Though most countries have well established legal mechanisms to prosecute crimes related to violation of data privacy, laws pertaining to data privacy vary from one country to another.

Entities intending to expand either in Canada or the United States of America have to be familiar with disparities in legal provisions governing data privacy in the two countries.

In the American context, the U.S. Privacy Act of 1974 stipulates the following;

The advent of database technology used to store private data raised privacy concerns in the American government, thereby leading to the crafting of laws to regulate the use of private data.

The congress believed personal data held by the government might be misused in one way or another.

U.S. Privacy Act of 1974

The resulting outcome of this argument was the passing of the U.S. Privacy Act of 1974. The Act entailed various restrictions and rights on data held by government agencies in the United States of America.
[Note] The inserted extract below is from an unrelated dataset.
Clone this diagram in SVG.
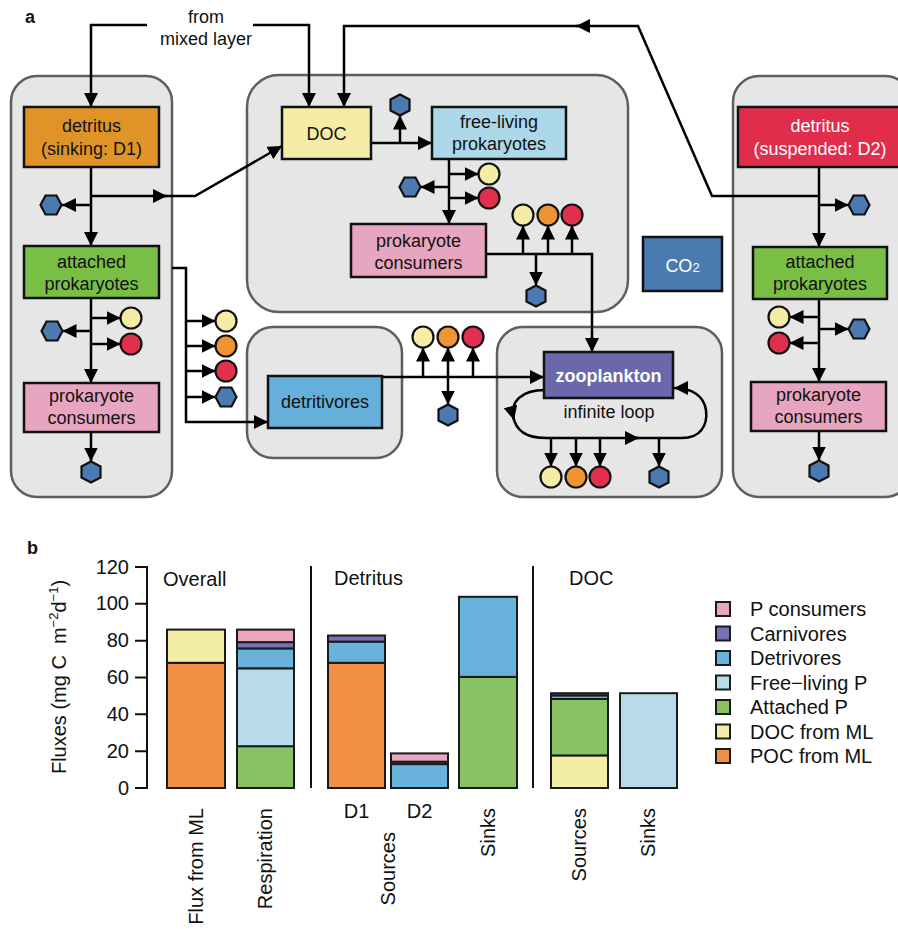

The 1974 U.S. privacy Act entails the following aspects of regulations pertaining to data privacy;

  • Right for Us citizens to copy and access any data held by government agencies
  • The right of U.S. citizens to rectify errors on information submitted
  • Restrictions of access to data are limited to employees sourcing for clarification to know their roles in an organization.
  • Restrictions in sharing of information between nonfederal and federal entities through sharing of such information are limited in particular circumstances.
  • Agencies are required to follow the principles of data minimization during data collection. This is done by collecting only the relevant information to serve the intended purpose.

The U.S. data protection law differs from Canada’s data privacy laws in a number of ways.

Canada has four private sector statutes that guide, collection, disclosure, use and how information is managed. 

The private sector statutes laws include

  • Federal personal information protection and electronic documents Act SC.2000
  • Albert’s personal information protection act S.2003
  • British Columbia’s information protection act S.B.C. 2003
  • Quebec -an act representing the protection of private information in the private sector.

Federal Personal Information Protection and Electronic Documents Act SC.2000

Commonly known as PIPEDA, the private sector law guides international and inter provincial use of private information.

This law applies to personal information along with employee data held by federal regulated businesses that include airlines, internet service providers, banks and railways across Canada.

Additionally, PIPEDA applies to personal information collected by organizations during a commercial undertaking carried out in a province that doesn’t have similar laws.

Ideally, private sector statutes relating to privacy in Alberta, Quebec and British Columbia serve the same purpose as PIPEDA.

On the contrary, PIPEDA privacy statute doesn’t apply to commercial entities operating within the stipulated jurisdictions rather than federally regulated business enterprises guided by PIPEDA.

As showcased in this article, Canada and the United States of America have a distinctive mode of regulations touching on privacy laws.

In the American context, the country relies on a privacy act passed by congress in 1974, which offers various guidelines on data privacy.

The focus under American law is the protection of individual rights in conformity with state and federal laws. The American laws are regarded as sector-specific, which doesn’t adequately address the protection of data.

On the other hand, Canada has elaborate spelled out regulations touching on how private data should be handled across various sectors.

The country has robust data protection policies that are in line with the European unions’ General data protection regulation (GDPR) standards.

Conclusion

Investors find Canada’s privacy regulations more strict. Though healthy for investors, American privacy policies are regarded as lacking capacity to address the protection of private data adequately.

Various countries have different regulations governing the protection of data. The need for precise data protection laws is integral in avoiding situations where private data gets compromised.